For some reason, when we talk to each other about the world, its improbabilities and banalities, no matter what culture, faith or disbelief we are talking about, we keep circling around the premonition of the idea of a monolith. It is not an idea, at least not clear enough to leave a trace in the historical sediment of time. Rather, it is the involuntary gesture of a hand touching something, wandering over an invisible but perceptibly smooth surface. So smooth that even the imagined touch of it begins to fascinate. The unintelligible ancient Latin word fascinans is still very much alive today. It has found many new functions, proving itself in areas as far apart as technology and intimacy. All of us have been fascinated by something. We can talk for hours (even on the phone) about our fascinations. Then we return to the same places, the same moments. Memory leads us back to our own traces, sometimes surprised to discover them again. We go round in circles, gliding over the surface of the past. After successive turns, we cease to distinguish it from the projections of the future. Our attention is held by a smoothness that becomes more and more perfect after each round. We are a nomadic and narrative species. We mix these qualities, turning them into each other in a hypnotic rhythm that leads us along the smooth again and again. It is amazing. It has to be smooth.

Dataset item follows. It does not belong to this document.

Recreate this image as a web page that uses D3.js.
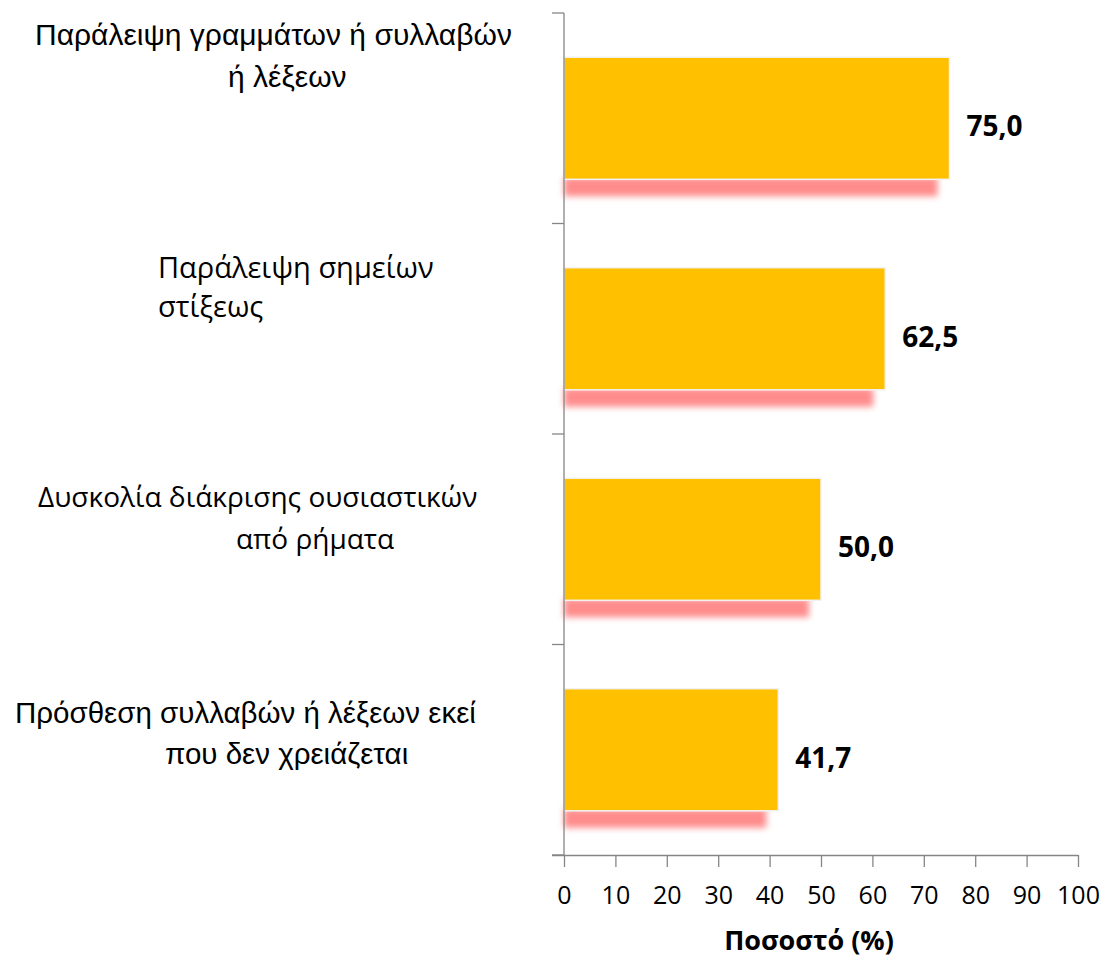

In 1533, the year in which Elizabeth I of the Tudor dynasty was born (it has been in the collection of the National Gallery in London since 1890), one of the most accurately described and analysed old paintings was painted. Every detail so precisely painted by Hans Holbein has been meticulously interpreted. And yet the meaning of the whole remains hidden from us. It is as if the meaning is hidden behind a thick patterned curtain, behind which the figures of self-confident ambassadors accustomed to rule are presented.

The year is 2024, and we know as much as we did five hundred years ago about matters of direct concern to everyone and as universal as life and death.
We are capable of changing the decorations, each successive epoch unravelling another carpet with its own pattern. We move away as much as we come closer to understanding what this procession of similar poses and gestures is all about.